WHAT YOU ARE ASKED TO DO — Repeat every record below exactly, omitting any pictures.

RECORDS SUPPLIED —
══════════
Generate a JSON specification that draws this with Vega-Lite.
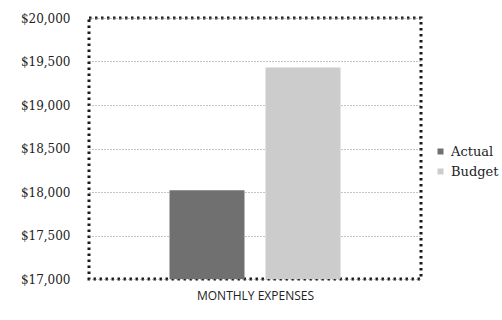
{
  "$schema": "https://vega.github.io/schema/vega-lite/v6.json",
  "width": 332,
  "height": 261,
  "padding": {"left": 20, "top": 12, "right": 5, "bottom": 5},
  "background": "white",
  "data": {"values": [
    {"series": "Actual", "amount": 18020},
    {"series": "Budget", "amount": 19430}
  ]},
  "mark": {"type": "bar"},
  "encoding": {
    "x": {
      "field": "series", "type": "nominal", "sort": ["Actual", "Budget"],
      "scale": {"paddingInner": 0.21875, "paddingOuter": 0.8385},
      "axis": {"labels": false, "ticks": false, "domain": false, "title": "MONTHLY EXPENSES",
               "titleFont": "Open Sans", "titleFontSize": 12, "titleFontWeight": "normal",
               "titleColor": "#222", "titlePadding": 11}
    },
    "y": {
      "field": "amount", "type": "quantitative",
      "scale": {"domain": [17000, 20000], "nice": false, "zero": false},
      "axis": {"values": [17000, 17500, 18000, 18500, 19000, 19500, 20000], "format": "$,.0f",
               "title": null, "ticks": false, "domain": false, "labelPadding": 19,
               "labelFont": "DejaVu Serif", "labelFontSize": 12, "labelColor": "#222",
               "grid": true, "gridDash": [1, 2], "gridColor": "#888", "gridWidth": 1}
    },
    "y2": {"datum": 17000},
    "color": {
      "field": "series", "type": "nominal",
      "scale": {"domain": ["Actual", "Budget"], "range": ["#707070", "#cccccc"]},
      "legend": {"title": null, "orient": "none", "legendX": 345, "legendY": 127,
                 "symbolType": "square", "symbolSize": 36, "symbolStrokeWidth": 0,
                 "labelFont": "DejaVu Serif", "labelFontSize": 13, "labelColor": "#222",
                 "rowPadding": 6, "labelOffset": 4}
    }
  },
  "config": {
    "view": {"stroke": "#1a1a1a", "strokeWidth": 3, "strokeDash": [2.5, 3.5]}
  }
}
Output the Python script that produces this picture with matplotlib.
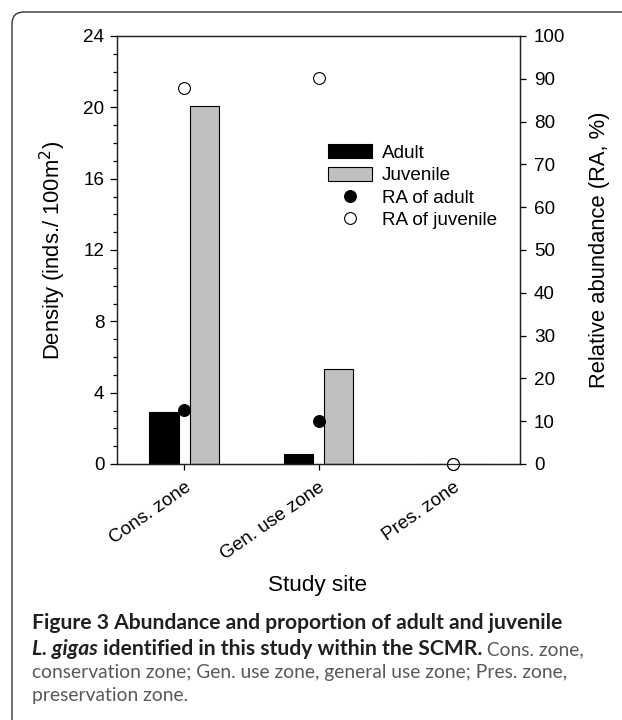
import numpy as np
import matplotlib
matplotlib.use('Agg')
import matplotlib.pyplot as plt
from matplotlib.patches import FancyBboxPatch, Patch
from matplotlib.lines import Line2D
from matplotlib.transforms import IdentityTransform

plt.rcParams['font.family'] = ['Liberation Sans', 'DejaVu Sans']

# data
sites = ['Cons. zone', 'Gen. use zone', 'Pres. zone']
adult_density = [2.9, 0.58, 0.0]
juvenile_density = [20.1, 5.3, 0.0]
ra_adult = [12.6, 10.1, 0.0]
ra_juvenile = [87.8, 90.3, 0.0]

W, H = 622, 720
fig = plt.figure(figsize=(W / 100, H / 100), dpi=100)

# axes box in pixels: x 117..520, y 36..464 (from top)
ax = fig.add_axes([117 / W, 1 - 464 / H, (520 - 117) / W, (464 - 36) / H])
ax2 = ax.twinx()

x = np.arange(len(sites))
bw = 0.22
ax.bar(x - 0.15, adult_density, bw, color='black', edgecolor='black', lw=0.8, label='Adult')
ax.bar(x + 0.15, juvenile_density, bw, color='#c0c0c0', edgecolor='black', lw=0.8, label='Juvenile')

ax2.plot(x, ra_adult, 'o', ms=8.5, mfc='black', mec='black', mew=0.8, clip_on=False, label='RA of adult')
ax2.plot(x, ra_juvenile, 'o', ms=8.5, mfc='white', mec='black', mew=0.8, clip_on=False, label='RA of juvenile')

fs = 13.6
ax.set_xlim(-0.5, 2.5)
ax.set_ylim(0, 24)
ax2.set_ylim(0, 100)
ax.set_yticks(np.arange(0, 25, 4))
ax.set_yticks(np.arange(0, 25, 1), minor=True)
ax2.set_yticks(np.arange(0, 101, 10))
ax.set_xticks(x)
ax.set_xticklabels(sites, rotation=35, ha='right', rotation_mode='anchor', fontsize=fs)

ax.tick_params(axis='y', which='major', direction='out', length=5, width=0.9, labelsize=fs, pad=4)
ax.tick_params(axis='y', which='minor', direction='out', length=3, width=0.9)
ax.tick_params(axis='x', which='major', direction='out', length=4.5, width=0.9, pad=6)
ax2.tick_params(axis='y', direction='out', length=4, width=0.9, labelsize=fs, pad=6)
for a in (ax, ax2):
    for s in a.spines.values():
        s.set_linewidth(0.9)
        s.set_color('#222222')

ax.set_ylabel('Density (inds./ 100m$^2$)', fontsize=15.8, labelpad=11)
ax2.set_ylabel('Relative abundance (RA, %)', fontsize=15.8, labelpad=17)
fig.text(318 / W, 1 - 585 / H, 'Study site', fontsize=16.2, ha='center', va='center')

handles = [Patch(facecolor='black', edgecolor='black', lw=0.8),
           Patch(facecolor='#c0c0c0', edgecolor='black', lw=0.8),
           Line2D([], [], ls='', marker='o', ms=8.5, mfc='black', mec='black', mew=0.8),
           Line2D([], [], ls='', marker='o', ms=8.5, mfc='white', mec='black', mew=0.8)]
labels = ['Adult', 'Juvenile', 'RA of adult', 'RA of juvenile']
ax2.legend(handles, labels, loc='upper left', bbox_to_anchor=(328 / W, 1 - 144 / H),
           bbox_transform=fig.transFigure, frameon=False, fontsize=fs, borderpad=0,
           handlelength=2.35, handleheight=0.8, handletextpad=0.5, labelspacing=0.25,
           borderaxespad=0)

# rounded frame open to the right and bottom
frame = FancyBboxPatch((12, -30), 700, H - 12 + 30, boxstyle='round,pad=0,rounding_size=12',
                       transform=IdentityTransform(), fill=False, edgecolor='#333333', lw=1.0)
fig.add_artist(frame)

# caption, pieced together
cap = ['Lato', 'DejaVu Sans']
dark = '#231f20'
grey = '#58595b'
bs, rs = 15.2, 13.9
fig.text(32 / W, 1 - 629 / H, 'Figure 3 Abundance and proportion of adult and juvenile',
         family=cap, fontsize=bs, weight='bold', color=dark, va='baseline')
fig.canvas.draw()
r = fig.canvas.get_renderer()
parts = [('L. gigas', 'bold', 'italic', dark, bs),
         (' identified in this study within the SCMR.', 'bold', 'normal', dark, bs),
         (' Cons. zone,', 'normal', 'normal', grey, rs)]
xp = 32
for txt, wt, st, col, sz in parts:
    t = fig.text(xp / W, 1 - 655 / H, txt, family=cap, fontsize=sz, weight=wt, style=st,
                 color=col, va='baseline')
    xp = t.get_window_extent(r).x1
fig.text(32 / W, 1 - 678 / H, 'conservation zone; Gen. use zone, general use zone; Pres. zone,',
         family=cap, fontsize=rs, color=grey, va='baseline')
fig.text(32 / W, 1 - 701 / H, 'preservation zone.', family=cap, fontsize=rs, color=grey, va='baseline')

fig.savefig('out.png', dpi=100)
══════════
EXERCISE RESULT —
Generate a JSON specification that draws this with Vega-Lite.
{
  "$schema": "https://vega.github.io/schema/vega-lite/v6.json",
  "width": 332,
  "height": 261,
  "padding": {"left": 20, "top": 12, "right": 5, "bottom": 5},
  "background": "white",
  "data": {"values": [
    {"series": "Actual", "amount": 18020},
    {"series": "Budget", "amount": 19430}
  ]},
  "mark": {"type": "bar"},
  "encoding": {
    "x": {
      "field": "series", "type": "nominal", "sort": ["Actual", "Budget"],
      "scale": {"paddingInner": 0.21875, "paddingOuter": 0.8385},
      "axis": {"labels": false, "ticks": false, "domain": false, "title": "MONTHLY EXPENSES",
               "titleFont": "Open Sans", "titleFontSize": 12, "titleFontWeight": "normal",
               "titleColor": "#222", "titlePadding": 11}
    },
    "y": {
      "field": "amount", "type": "quantitative",
      "scale": {"domain": [17000, 20000], "nice": false, "zero": false},
      "axis": {"values": [17000, 17500, 18000, 18500, 19000, 19500, 20000], "format": "$,.0f",
               "title": null, "ticks": false, "domain": false, "labelPadding": 19,
               "labelFont": "DejaVu Serif", "labelFontSize": 12, "labelColor": "#222",
               "grid": true, "gridDash": [1, 2], "gridColor": "#888", "gridWidth": 1}
    },
    "y2": {"datum": 17000},
    "color": {
      "field": "series", "type": "nominal",
      "scale": {"domain": ["Actual", "Budget"], "range": ["#707070", "#cccccc"]},
      "legend": {"title": null, "orient": "none", "legendX": 345, "legendY": 127,
                 "symbolType": "square", "symbolSize": 36, "symbolStrokeWidth": 0,
                 "labelFont": "DejaVu Serif", "labelFontSize": 13, "labelColor": "#222",
                 "rowPadding": 6, "labelOffset": 4}
    }
  },
  "config": {
    "view": {"stroke": "#1a1a1a", "strokeWidth": 3, "strokeDash": [2.5, 3.5]}
  }
}
Output the Python script that produces this picture with matplotlib.
import numpy as np
import matplotlib
matplotlib.use('Agg')
import matplotlib.pyplot as plt
from matplotlib.patches import FancyBboxPatch, Patch
from matplotlib.lines import Line2D
from matplotlib.transforms import IdentityTransform

plt.rcParams['font.family'] = ['Liberation Sans', 'DejaVu Sans']

# data
sites = ['Cons. zone', 'Gen. use zone', 'Pres. zone']
adult_density = [2.9, 0.58, 0.0]
juvenile_density = [20.1, 5.3, 0.0]
ra_adult = [12.6, 10.1, 0.0]
ra_juvenile = [87.8, 90.3, 0.0]

W, H = 622, 720
fig = plt.figure(figsize=(W / 100, H / 100), dpi=100)

# axes box in pixels: x 117..520, y 36..464 (from top)
ax = fig.add_axes([117 / W, 1 - 464 / H, (520 - 117) / W, (464 - 36) / H])
ax2 = ax.twinx()

x = np.arange(len(sites))
bw = 0.22
ax.bar(x - 0.15, adult_density, bw, color='black', edgecolor='black', lw=0.8, label='Adult')
ax.bar(x + 0.15, juvenile_density, bw, color='#c0c0c0', edgecolor='black', lw=0.8, label='Juvenile')

ax2.plot(x, ra_adult, 'o', ms=8.5, mfc='black', mec='black', mew=0.8, clip_on=False, label='RA of adult')
ax2.plot(x, ra_juvenile, 'o', ms=8.5, mfc='white', mec='black', mew=0.8, clip_on=False, label='RA of juvenile')

fs = 13.6
ax.set_xlim(-0.5, 2.5)
ax.set_ylim(0, 24)
ax2.set_ylim(0, 100)
ax.set_yticks(np.arange(0, 25, 4))
ax.set_yticks(np.arange(0, 25, 1), minor=True)
ax2.set_yticks(np.arange(0, 101, 10))
ax.set_xticks(x)
ax.set_xticklabels(sites, rotation=35, ha='right', rotation_mode='anchor', fontsize=fs)

ax.tick_params(axis='y', which='major', direction='out', length=5, width=0.9, labelsize=fs, pad=4)
ax.tick_params(axis='y', which='minor', direction='out', length=3, width=0.9)
ax.tick_params(axis='x', which='major', direction='out', length=4.5, width=0.9, pad=6)
ax2.tick_params(axis='y', direction='out', length=4, width=0.9, labelsize=fs, pad=6)
for a in (ax, ax2):
    for s in a.spines.values():
        s.set_linewidth(0.9)
        s.set_color('#222222')

ax.set_ylabel('Density (inds./ 100m$^2$)', fontsize=15.8, labelpad=11)
ax2.set_ylabel('Relative abundance (RA, %)', fontsize=15.8, labelpad=17)
fig.text(318 / W, 1 - 585 / H, 'Study site', fontsize=16.2, ha='center', va='center')

handles = [Patch(facecolor='black', edgecolor='black', lw=0.8),
           Patch(facecolor='#c0c0c0', edgecolor='black', lw=0.8),
           Line2D([], [], ls='', marker='o', ms=8.5, mfc='black', mec='black', mew=0.8),
           Line2D([], [], ls='', marker='o', ms=8.5, mfc='white', mec='black', mew=0.8)]
labels = ['Adult', 'Juvenile', 'RA of adult', 'RA of juvenile']
ax2.legend(handles, labels, loc='upper left', bbox_to_anchor=(328 / W, 1 - 144 / H),
           bbox_transform=fig.transFigure, frameon=False, fontsize=fs, borderpad=0,
           handlelength=2.35, handleheight=0.8, handletextpad=0.5, labelspacing=0.25,
           borderaxespad=0)

# rounded frame open to the right and bottom
frame = FancyBboxPatch((12, -30), 700, H - 12 + 30, boxstyle='round,pad=0,rounding_size=12',
                       transform=IdentityTransform(), fill=False, edgecolor='#333333', lw=1.0)
fig.add_artist(frame)

# caption, pieced together
cap = ['Lato', 'DejaVu Sans']
dark = '#231f20'
grey = '#58595b'
bs, rs = 15.2, 13.9
fig.text(32 / W, 1 - 629 / H, 'Figure 3 Abundance and proportion of adult and juvenile',
         family=cap, fontsize=bs, weight='bold', color=dark, va='baseline')
fig.canvas.draw()
r = fig.canvas.get_renderer()
parts = [('L. gigas', 'bold', 'italic', dark, bs),
         (' identified in this study within the SCMR.', 'bold', 'normal', dark, bs),
         (' Cons. zone,', 'normal', 'normal', grey, rs)]
xp = 32
for txt, wt, st, col, sz in parts:
    t = fig.text(xp / W, 1 - 655 / H, txt, family=cap, fontsize=sz, weight=wt, style=st,
                 color=col, va='baseline')
    xp = t.get_window_extent(r).x1
fig.text(32 / W, 1 - 678 / H, 'conservation zone; Gen. use zone, general use zone; Pres. zone,',
         family=cap, fontsize=rs, color=grey, va='baseline')
fig.text(32 / W, 1 - 701 / H, 'preservation zone.', family=cap, fontsize=rs, color=grey, va='baseline')

fig.savefig('out.png', dpi=100)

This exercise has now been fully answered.